Blue Bridge Repertory Theatre is presenting The Caretaker by Harold Pinter April 25 to May 7, 2017. We caught up with set and costume designer Patrick Du Wors and talked to him about how he created the mood and constructed the characters’ world.
In Conversation with Patrick Du Wors
A key part of this play is immersing the audience in the particular mood. How did you go about creating that?
There are three characters, three lost souls, who find themselves in a prison of their own making. They are in a garret in a house in Northwest London. Aston lives there and invites another lost soul, Davies, to the space. We really learn about the space through Davies reaction to it. We gather clues about the layout through how the newcomer talks about the space and I created the setting from those clues.

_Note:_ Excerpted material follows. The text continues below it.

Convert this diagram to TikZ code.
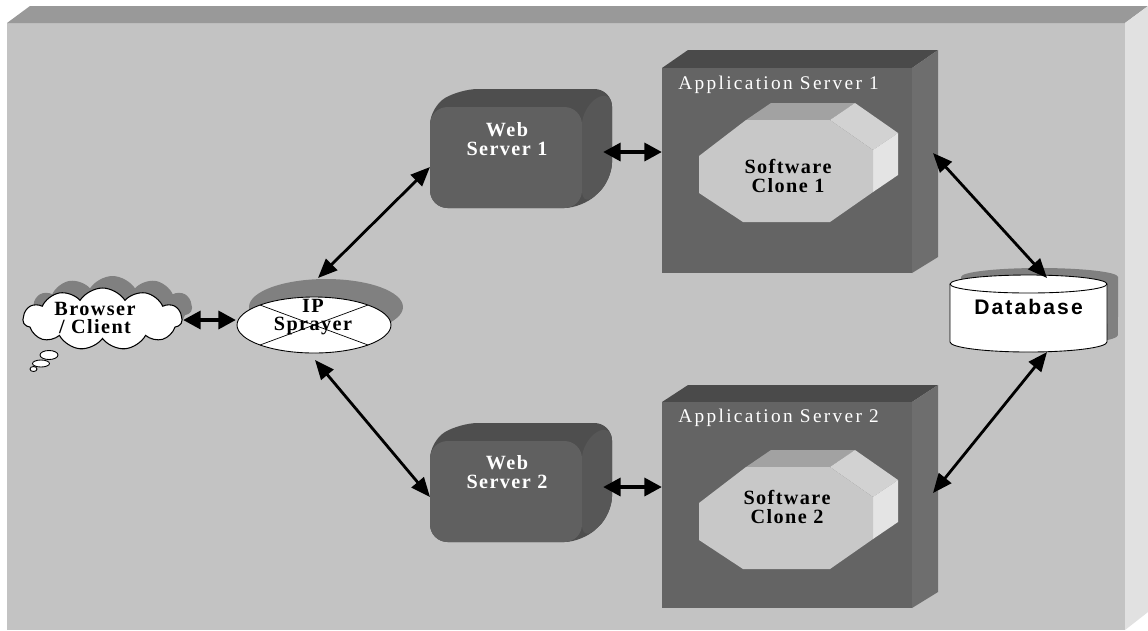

What kind of mood are you creating?
It’s a dangerous place. A prison in their mind. There is no escape. They are locked in psychologically. I want the set to draw the audience into that world. I wanted to convey a sense of instability. The walls are seemingly tipping over and appear to be not secure. There is a manipulation of the perspective as the walls get smaller as we get closer to the back of the stage, which imparts a sense of being trapped. The set is pivotal to the action and my approach was to amplify that aspect of psychological danger
It doesn’t feel of this world. It is a kind of dream state. We are using a lot of found materials. It adds to the notion of a space in decay
The audience is really close to the action in the Roxy. How did that impact the design?
A close audience has a bigger impact on props and costumes. It’s like high definition television in that you can’t get away with anything. You don’t have the luxury of distance.
What kinds of challenges have you been working with?
The biggest challenge is the stage itself. There aren’t any wings so designing entrances and exits is the biggest technical challenge. We are always thinking about how to do something interesting while being fiscally conservative. There always has to be visual interest. The visual storytelling has to be exciting.
How did you design the costumes to fit with the mood of the piece?
The costumes had to convey working class in the British sense. Aston is employable, an amateur builder. His brother Mick is the neighbourhood enforcer. He’s kind of a mystery. I conveyed his toughness through iconography – leather jacket and jeans. Aston was trickier because of our expectation of how a builder would dress has changed a lot since the 1960s. At that time everyone wore suits and Pinter described the character in a suit but it doesn’t work for a modern audience. People would be asking ‘Why is there a lawyer on stage?’ so we made the choice to adjust his costume for a contemporary audience.